__Problem statement__
Your output must be the lines below from the line containing "Recreate this image" to the line containing "width=4.5pt, line join=round][outl];", both lines included, reproduced exactly and without pictures.

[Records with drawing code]
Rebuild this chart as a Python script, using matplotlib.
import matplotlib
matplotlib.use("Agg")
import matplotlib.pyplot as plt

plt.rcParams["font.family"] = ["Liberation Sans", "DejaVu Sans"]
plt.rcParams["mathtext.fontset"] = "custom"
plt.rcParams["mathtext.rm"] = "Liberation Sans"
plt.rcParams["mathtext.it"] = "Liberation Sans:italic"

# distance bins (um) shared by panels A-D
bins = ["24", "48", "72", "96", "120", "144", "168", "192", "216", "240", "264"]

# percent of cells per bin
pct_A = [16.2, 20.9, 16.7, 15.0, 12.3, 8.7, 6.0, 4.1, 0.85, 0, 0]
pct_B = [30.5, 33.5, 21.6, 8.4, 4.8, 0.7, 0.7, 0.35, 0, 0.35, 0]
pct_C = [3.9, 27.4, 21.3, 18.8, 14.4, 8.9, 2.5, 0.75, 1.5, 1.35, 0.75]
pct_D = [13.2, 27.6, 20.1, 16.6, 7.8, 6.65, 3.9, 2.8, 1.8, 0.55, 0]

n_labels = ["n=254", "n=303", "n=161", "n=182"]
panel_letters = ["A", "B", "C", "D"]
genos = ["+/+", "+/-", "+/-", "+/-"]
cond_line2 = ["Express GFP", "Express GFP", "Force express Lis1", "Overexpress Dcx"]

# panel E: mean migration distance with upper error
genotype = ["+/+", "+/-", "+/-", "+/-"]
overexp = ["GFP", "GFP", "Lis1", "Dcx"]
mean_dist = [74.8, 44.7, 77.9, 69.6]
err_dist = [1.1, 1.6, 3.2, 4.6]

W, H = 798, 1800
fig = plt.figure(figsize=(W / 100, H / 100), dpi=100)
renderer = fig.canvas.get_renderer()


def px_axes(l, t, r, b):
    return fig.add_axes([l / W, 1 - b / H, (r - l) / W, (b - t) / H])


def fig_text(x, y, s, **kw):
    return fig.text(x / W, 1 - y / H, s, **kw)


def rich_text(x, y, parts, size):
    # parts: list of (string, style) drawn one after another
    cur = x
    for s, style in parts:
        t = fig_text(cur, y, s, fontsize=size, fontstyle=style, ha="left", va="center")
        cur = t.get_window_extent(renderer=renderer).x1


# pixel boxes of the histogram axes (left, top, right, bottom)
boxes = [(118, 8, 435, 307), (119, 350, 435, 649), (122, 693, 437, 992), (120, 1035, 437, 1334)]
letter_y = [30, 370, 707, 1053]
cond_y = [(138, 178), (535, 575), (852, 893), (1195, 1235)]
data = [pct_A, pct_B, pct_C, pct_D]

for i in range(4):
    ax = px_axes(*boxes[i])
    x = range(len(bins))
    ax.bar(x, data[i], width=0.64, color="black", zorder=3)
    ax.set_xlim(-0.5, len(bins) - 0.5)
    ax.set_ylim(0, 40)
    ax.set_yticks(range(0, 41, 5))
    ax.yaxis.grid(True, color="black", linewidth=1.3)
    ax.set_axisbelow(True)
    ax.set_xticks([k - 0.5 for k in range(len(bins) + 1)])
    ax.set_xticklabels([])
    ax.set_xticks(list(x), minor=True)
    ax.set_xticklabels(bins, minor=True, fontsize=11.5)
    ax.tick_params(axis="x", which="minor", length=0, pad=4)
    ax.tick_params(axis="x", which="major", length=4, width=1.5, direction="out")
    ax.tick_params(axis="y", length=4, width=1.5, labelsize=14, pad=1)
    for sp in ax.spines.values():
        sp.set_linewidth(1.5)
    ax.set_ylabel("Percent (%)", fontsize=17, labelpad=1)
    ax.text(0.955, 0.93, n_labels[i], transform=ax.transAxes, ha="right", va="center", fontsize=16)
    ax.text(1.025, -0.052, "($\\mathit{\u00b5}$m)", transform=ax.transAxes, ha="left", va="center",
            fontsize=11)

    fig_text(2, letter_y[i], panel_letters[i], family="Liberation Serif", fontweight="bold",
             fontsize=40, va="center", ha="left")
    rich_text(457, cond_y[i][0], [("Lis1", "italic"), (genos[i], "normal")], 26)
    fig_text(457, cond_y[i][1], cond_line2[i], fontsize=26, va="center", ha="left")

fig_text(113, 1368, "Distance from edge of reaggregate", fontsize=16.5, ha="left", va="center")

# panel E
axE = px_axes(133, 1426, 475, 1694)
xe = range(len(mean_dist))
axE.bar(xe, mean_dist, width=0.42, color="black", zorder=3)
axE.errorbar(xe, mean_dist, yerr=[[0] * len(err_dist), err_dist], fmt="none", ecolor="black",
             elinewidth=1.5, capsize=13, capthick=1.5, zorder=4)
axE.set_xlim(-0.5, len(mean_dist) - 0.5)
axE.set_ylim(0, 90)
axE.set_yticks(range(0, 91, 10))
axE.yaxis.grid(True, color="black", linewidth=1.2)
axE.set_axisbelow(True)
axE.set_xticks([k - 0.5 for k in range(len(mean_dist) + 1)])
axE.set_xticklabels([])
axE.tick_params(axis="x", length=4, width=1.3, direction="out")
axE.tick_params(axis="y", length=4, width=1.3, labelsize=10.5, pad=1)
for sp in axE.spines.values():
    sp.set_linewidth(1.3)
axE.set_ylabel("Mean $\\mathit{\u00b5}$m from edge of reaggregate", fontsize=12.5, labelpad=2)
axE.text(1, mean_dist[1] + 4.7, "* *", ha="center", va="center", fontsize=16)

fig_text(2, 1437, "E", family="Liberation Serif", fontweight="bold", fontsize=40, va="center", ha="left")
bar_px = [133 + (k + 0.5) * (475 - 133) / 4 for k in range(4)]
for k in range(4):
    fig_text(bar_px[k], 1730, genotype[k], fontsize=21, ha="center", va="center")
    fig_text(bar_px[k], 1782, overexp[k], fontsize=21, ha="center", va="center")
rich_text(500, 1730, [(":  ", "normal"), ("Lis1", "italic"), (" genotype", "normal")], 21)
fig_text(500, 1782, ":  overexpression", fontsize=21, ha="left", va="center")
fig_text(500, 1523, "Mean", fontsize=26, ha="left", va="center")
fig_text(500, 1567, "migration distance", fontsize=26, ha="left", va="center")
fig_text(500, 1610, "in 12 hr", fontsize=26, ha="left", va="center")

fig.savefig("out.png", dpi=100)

---

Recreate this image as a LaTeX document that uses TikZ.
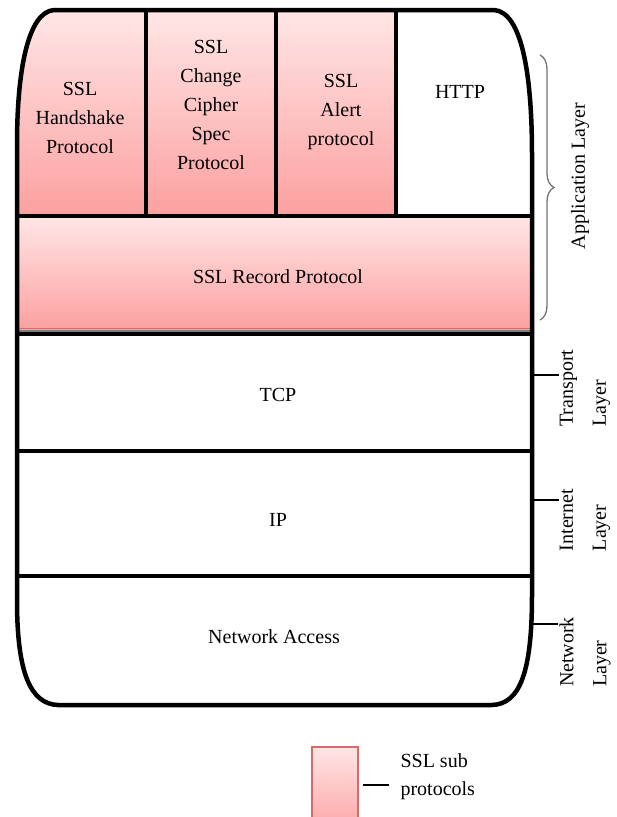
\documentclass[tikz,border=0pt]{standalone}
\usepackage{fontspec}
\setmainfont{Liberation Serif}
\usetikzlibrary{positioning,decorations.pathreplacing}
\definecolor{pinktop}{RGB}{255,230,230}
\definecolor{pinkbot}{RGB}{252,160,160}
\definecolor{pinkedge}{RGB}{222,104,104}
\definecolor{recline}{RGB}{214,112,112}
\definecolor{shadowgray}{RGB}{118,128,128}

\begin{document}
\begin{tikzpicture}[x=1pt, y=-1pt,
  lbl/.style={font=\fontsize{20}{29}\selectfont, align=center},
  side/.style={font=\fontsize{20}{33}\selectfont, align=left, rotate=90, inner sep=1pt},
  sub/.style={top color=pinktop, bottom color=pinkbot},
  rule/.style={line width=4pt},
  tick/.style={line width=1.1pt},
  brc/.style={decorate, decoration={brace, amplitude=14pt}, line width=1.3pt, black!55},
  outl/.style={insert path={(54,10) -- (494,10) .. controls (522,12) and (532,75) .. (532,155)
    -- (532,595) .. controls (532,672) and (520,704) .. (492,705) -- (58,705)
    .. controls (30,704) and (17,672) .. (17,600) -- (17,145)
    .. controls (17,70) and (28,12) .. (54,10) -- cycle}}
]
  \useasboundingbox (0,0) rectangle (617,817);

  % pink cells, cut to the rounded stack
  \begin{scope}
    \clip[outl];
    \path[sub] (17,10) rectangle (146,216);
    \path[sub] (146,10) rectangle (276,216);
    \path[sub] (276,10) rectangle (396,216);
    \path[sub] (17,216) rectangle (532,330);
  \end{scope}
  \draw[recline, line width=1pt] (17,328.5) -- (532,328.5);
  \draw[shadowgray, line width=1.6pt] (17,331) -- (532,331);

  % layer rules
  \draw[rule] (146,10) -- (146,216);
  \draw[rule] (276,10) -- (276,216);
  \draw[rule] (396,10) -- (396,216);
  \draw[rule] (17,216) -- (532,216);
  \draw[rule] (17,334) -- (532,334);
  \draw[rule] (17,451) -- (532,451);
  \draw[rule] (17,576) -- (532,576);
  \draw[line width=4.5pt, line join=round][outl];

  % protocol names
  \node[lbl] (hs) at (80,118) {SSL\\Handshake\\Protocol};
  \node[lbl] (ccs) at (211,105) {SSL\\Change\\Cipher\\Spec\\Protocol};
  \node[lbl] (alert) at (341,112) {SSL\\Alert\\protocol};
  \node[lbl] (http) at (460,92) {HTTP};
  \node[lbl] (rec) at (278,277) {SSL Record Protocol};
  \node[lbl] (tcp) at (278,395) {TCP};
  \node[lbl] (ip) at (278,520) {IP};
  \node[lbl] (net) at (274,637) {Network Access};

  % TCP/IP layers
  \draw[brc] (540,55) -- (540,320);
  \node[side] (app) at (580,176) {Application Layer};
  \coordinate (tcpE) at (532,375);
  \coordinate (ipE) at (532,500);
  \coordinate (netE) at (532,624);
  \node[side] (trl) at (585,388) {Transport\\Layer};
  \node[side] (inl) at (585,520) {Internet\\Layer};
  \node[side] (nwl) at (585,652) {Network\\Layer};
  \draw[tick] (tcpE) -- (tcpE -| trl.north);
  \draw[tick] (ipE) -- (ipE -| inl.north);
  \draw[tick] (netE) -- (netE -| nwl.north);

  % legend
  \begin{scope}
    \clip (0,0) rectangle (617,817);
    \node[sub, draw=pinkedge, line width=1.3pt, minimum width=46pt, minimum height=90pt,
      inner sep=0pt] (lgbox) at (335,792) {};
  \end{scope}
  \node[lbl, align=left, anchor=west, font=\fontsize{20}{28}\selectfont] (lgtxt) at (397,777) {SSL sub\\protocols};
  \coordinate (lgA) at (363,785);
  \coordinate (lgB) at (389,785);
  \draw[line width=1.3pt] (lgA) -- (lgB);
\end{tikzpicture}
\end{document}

* * *

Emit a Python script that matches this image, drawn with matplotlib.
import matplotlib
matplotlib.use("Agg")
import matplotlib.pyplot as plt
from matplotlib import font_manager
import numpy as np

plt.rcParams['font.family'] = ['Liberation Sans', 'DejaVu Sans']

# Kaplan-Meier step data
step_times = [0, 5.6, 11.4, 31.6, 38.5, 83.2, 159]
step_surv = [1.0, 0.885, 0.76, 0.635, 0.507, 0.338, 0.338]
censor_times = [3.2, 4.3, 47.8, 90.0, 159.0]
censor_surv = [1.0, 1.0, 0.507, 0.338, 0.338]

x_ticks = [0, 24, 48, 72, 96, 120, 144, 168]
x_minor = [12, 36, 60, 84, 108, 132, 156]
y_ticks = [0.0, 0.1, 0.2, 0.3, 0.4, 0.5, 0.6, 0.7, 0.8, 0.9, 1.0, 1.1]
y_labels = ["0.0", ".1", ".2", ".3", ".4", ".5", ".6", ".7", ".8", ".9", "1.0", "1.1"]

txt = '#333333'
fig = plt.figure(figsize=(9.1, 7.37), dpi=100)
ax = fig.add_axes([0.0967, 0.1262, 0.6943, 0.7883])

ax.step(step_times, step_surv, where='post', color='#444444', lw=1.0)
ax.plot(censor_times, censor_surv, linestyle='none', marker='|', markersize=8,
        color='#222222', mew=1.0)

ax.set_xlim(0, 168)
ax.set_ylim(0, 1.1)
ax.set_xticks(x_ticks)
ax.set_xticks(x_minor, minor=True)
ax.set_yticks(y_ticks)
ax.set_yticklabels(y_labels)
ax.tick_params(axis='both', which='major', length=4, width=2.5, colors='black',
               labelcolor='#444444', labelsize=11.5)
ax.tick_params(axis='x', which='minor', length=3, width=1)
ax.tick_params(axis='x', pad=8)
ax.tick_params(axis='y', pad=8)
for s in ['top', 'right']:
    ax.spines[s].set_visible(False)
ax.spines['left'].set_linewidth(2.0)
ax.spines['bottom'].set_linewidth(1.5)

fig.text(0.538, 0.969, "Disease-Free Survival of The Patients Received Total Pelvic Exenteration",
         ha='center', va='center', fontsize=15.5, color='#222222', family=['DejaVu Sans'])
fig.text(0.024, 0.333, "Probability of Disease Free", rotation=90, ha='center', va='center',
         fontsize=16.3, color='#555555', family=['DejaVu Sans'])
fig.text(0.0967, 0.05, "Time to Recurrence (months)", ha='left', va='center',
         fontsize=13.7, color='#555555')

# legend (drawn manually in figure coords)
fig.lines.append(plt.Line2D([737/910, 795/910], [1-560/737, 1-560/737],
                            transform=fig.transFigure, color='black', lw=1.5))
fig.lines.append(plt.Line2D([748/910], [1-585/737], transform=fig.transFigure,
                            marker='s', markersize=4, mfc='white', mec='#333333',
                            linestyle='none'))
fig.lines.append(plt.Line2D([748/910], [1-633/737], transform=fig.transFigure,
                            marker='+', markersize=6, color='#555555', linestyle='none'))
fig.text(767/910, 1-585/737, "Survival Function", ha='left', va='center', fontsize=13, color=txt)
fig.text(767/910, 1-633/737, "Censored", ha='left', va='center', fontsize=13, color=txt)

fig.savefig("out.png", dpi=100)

__Solution to the exercise__
Recreate this image as a LaTeX document that uses TikZ.
\documentclass[tikz,border=0pt]{standalone}
\usepackage{fontspec}
\setmainfont{Liberation Serif}
\usetikzlibrary{positioning,decorations.pathreplacing}
\definecolor{pinktop}{RGB}{255,230,230}
\definecolor{pinkbot}{RGB}{252,160,160}
\definecolor{pinkedge}{RGB}{222,104,104}
\definecolor{recline}{RGB}{214,112,112}
\definecolor{shadowgray}{RGB}{118,128,128}

\begin{document}
\begin{tikzpicture}[x=1pt, y=-1pt,
  lbl/.style={font=\fontsize{20}{29}\selectfont, align=center},
  side/.style={font=\fontsize{20}{33}\selectfont, align=left, rotate=90, inner sep=1pt},
  sub/.style={top color=pinktop, bottom color=pinkbot},
  rule/.style={line width=4pt},
  tick/.style={line width=1.1pt},
  brc/.style={decorate, decoration={brace, amplitude=14pt}, line width=1.3pt, black!55},
  outl/.style={insert path={(54,10) -- (494,10) .. controls (522,12) and (532,75) .. (532,155)
    -- (532,595) .. controls (532,672) and (520,704) .. (492,705) -- (58,705)
    .. controls (30,704) and (17,672) .. (17,600) -- (17,145)
    .. controls (17,70) and (28,12) .. (54,10) -- cycle}}
]
  \useasboundingbox (0,0) rectangle (617,817);

  % pink cells, cut to the rounded stack
  \begin{scope}
    \clip[outl];
    \path[sub] (17,10) rectangle (146,216);
    \path[sub] (146,10) rectangle (276,216);
    \path[sub] (276,10) rectangle (396,216);
    \path[sub] (17,216) rectangle (532,330);
  \end{scope}
  \draw[recline, line width=1pt] (17,328.5) -- (532,328.5);
  \draw[shadowgray, line width=1.6pt] (17,331) -- (532,331);

  % layer rules
  \draw[rule] (146,10) -- (146,216);
  \draw[rule] (276,10) -- (276,216);
  \draw[rule] (396,10) -- (396,216);
  \draw[rule] (17,216) -- (532,216);
  \draw[rule] (17,334) -- (532,334);
  \draw[rule] (17,451) -- (532,451);
  \draw[rule] (17,576) -- (532,576);
  \draw[line width=4.5pt, line join=round][outl];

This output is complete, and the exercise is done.